In long-running programs such as servers, it can be useful to define signal handlers to make the server reread its configuration file, dump its usage statistics to the log, or enter debugging mode, for example. On Unix-like operating systems, SIGUSR1 and SIGUSR2 are commonly used for such purposes.

There are a number of related Kernel methods for terminating program or performing related actions. The exit function is the most straightforward. It raises a SystemExit exception, which, if uncaught, causes the program to exit. Before the exit occurs, however, END blocks and any shutdown handlers registered with Kernel.at_exit are run. To exit immediately, use exit! instead. Both methods accept an integer argument that specifies the process exit code that is reported to the operating system. Process.exit and Process.exit! are synonyms for these two Kernel functions.
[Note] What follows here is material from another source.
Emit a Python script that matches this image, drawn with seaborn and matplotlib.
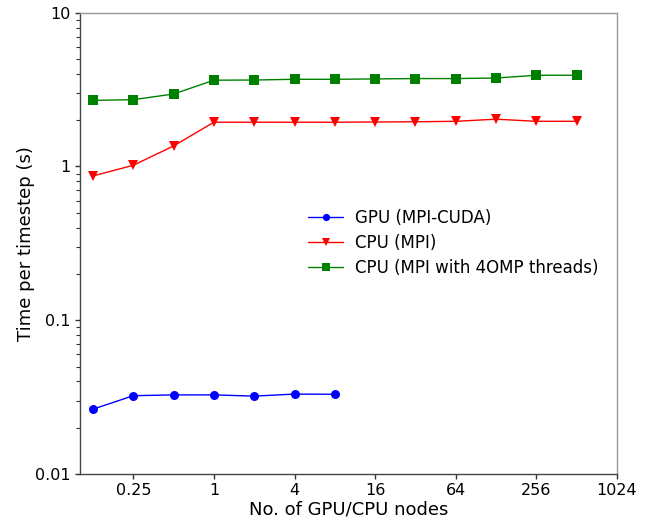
import matplotlib
matplotlib.use("Agg")
import matplotlib.pyplot as plt
import matplotlib.ticker as mticker
import numpy as np
import pandas as pd
import seaborn as sns

nodes = [0.125, 0.25, 0.5, 1, 2, 4, 8, 16, 32, 64, 128, 256, 512]
gpu_nodes = nodes[:7]
gpu_time = [0.0264, 0.0323, 0.0327, 0.0327, 0.0321, 0.0331, 0.0330]
cpu_mpi = [0.868, 1.018, 1.36, 1.94, 1.94, 1.94, 1.94, 1.947, 1.953, 1.967, 2.03, 1.967, 1.967]
cpu_omp = [2.69, 2.72, 2.96, 3.64, 3.65, 3.69, 3.69, 3.71, 3.73, 3.73, 3.76, 3.92, 3.92]
series_names = ["GPU (MPI-CUDA)", "CPU (MPI)", "CPU (MPI with 4OMP threads)"]
xtick_vals = [0.25, 1, 4, 16, 64, 256, 1024]
xtick_labels = ["0.25", "1", "4", "16", "64", "256", "1024"]
ytick_vals = [0.01, 0.1, 1, 10]
ytick_labels = ["0.01", "0.1", "1", "10"]

df = pd.concat([
    pd.DataFrame({"nodes": gpu_nodes, "time": gpu_time, "series": series_names[0]}),
    pd.DataFrame({"nodes": nodes, "time": cpu_mpi, "series": series_names[1]}),
    pd.DataFrame({"nodes": nodes, "time": cpu_omp, "series": series_names[2]}),
], ignore_index=True)

sns.set_style("ticks")
plt.rcParams['font.family'] = ['DejaVu Sans']
plt.rcParams['text.color'] = 'black'
plt.rcParams['axes.labelcolor'] = 'black'
plt.rcParams['xtick.color'] = 'black'
plt.rcParams['ytick.color'] = 'black'

fig = plt.figure(figsize=(6.57, 5.21), dpi=100)
ax = fig.add_axes([0.1218, 0.0902, 0.8172, 0.8854])

palette = {series_names[0]: "blue", series_names[1]: "red", series_names[2]: "green"}
markers = {series_names[0]: "o", series_names[1]: "v", series_names[2]: "s"}
sns.lineplot(data=df, x="nodes", y="time", hue="series", style="series",
             hue_order=series_names, style_order=series_names,
             palette=palette, markers=markers, dashes=False,
             markersize=6.5, markeredgewidth=0, linewidth=1.0, ax=ax)

ax.set_xscale("log", base=2)
ax.set_yscale("log")
ax.set_xlim(0.1, 1024)
ax.set_ylim(0.01, 10)
ax.xaxis.set_major_locator(mticker.FixedLocator(xtick_vals))
ax.xaxis.set_major_formatter(mticker.FixedFormatter(xtick_labels))
ax.xaxis.set_minor_locator(mticker.NullLocator())
ax.yaxis.set_major_locator(mticker.FixedLocator(ytick_vals))
ax.yaxis.set_major_formatter(mticker.FixedFormatter(ytick_labels))
ax.yaxis.set_minor_locator(mticker.LogLocator(base=10, subs=np.arange(2, 10)))
ax.yaxis.set_minor_formatter(mticker.NullFormatter())

ax.tick_params(axis="both", which="major", labelsize=11.5, length=3.5, width=1,
               color="#333333", labelcolor="black", pad=3)
ax.tick_params(axis="y", which="minor", length=3, width=0.8, color="#333333")

for s in ["left", "bottom"]:
    ax.spines[s].set_color("#444444")
    ax.spines[s].set_linewidth(1.0)
for s in ["top", "right"]:
    ax.spines[s].set_visible(True)
    ax.spines[s].set_color("#999999")
    ax.spines[s].set_linewidth(1.0)

ax.set_xlabel("No. of GPU/CPU nodes", fontsize=13, labelpad=2, color="black")
ax.set_ylabel("Time per timestep (s)", fontsize=13, labelpad=0, color="black")

leg = ax.legend(loc="upper left", bbox_to_anchor=(0.397, 0.607), frameon=False,
                fontsize=12, handlelength=2.1, handletextpad=0.7,
                labelspacing=0.42, markerscale=0.8)
for t in leg.get_texts():
    t.set_color("black")

fig.savefig("out.png", dpi=100)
The abort function prints the specified error message to the standard output stream and then calls exit(1).

fail is simply a synonym for raise, and it is intended for cases in which the exception raised is expected to terminate the program. Like abort, fail causes a message to be displayed when the program exits. For example:

fail "Unknown option #{switch}"

The warn function is related to abort and fail: it prints a warning message to standard error (unless warnings have been explicitly disabled with -W0). Note, however, that this function does not raise an exception or cause the program to exit.

sleep is another related function that does not cause the program to exit. Instead, it simply causes the program (or at least the current thread of the program) to pause for the specified number of seconds.